This thesis studies the problem of structured prediction (SP), where the agent needs to predict a structured output for a given structured input (e.g., Part-of-Speech tagging sequence for an input sentence). Many important applications including machine translation in natural language processing (NLP) and image interpretation in computer vision can be naturally formulated as structured prediction problems. These prediction problems have an exponentially number of candidate outputs, which poses signiﬁcant challenges for inference and learning. Search-based structured prediction views the prediction of structured outputs as a search process in the space of candidate outputs guided by a learned scoring function. Search-based approaches offer several advantages including, incorporation of expressive representations over inputs and outputs with negligible overhead in inference complexity, and providing a way to trade off accuracy for efﬁcient inference. In this thesis, I make three contributions to advance search-based structured prediction methods towards the goal of improving their accuracy and computational-efﬁciency.
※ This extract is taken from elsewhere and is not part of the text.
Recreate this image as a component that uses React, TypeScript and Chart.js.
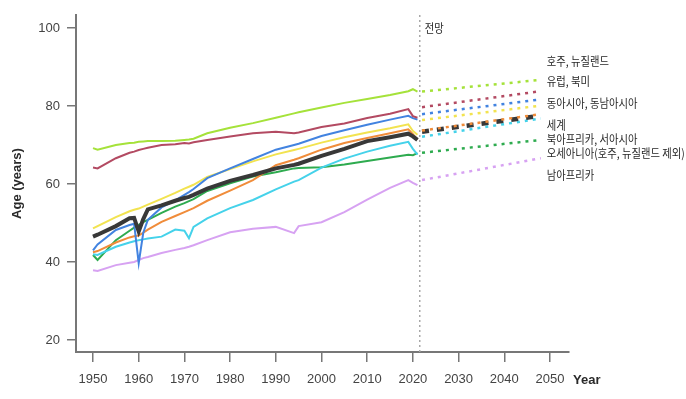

First, I developed a search-based learning approach called “Prune-and-Score” to improve the accuracy of greedy policy based structured prediction for search spaces with large action spaces. The key idea is to learn a pruning function that prunes bad decisions and a scoring function that then selects the best among the remaining decisions. I show the efﬁcacy of this approach for coreference resolution, i.e., clustering mentions that refer to the same entity, which is a hard NLP task.
Second, I studied multi-task structured prediction (MTSP) problems in the context of entity analysis, which includes the three tasks of named entity recognition, co-reference resolution, and entity linking. I developed three different search-based learning architectures for MTSP problem that make different trade-offs between speed and accuracy of training and inference. I performed empirical evaluation of the proposed architectures for entity analysis with state-of-the-art results.
Finally, I developed the HC-Nets framework by integrating the advances in deep learning with search-based SP methods. I formulate structured prediction as a complete output space search problem, and employ two neural network functions to guide the search: a heuristic function H for generating candidate outputs and a cost function C for selecting the best output from the generated candidates. Unlike prior methods such as structured prediction energy networks and deep value networks that perform gradient-based inference in relaxed space, HC-Nets allows to incorporate prior knowledge in the form of constraints. The decomposition of heuristic and cost functions makes the representation more expressive and learning more modular. Our experimental results show that HC-Nets achieves better performance than prior methods on multiple benchmark domains.